New Availability Reporting
Use case 1: NGI availability reports
We would like to have NGI Availability reports. These reports should include the central services operated by the NGI, this including the regional tools and other middleware core services operated, for example:
- the VOMS service
- the top-BDII service
- the WMS service
and the operational services including
- the NGI SAM service
- the accounting portal and repositories (where available)
- the NGI operations dashboard (where available)
- the NGI helpdesk (where available)
The concerned services would be only those for which the NGI has direct administration responsibilities. For example the NGI availability reports shouldn't include WMS, VOMS etc. instances that are independently deployed by the sites to support local user communities and local projects.
It is important to consider that a NGI core services is often physically distributed across different sites, that only have the role of hosting the hardware (but no administration responsibility). This has several implications.
- If one instance is down but the rest of the cluster is up, then the "logical" service is still available. This means that the alias should be monitored for the sake of availability computation, not the individual physical instances
- The site availability should not be impacted by the unavailability of physical instances of a service operated by the NGI.
This use case could be satisfied by: - grouping NGI services into a dedicated NGI site (in case of a distributed service, only the alias is registered) - create a NGI availability profile just applicable to the "NGI" site, where the availability of the site is computed as the AND composition of the availability of all registered services. Note that if some (optional) services are NOT available, then UP should be returned, i.e. the profile should include a mandatory set of services (e.g. regional SAM) and a complementary set of optional services (e.g. the local helpdesk, VOMS, etc.)
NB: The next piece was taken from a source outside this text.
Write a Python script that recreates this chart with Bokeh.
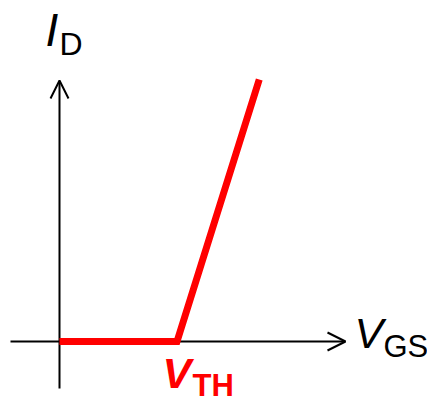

Use case 2: EGI.eu availability
We would like to measure the overall availability of EGI.eu services. Example of such services are:
Operational - accounting portal and accounting repository - GOCDB - operations portal - central MyEGI - message bus - GGUS - security Nagios and Pakiti - security dashboard - DTEAM VOMS - OPS VOMS
Technical - EGI repository - RT
User - application database - training database
For each category above, for example operations, EGI.eu operations service is UP if (GGUS is UP) AND (Operations Portal is UP) AND ... AND (GOCDB is UP).
In GOCDB the VIRTUALOPS ROC could be evolved into the EGI.eu ROC, which includes all EGI.eu services. An new availability profile for EGI.eu is needed.
Use case 3
The usage of the "logical" site could be used to represent a distributed Resource Centre (like the NDGF T1). At the moment it is a single site in GOCDB associated to country X. This use case is mentioned here for the records of the discussion. It is not a crticial use case for the moment.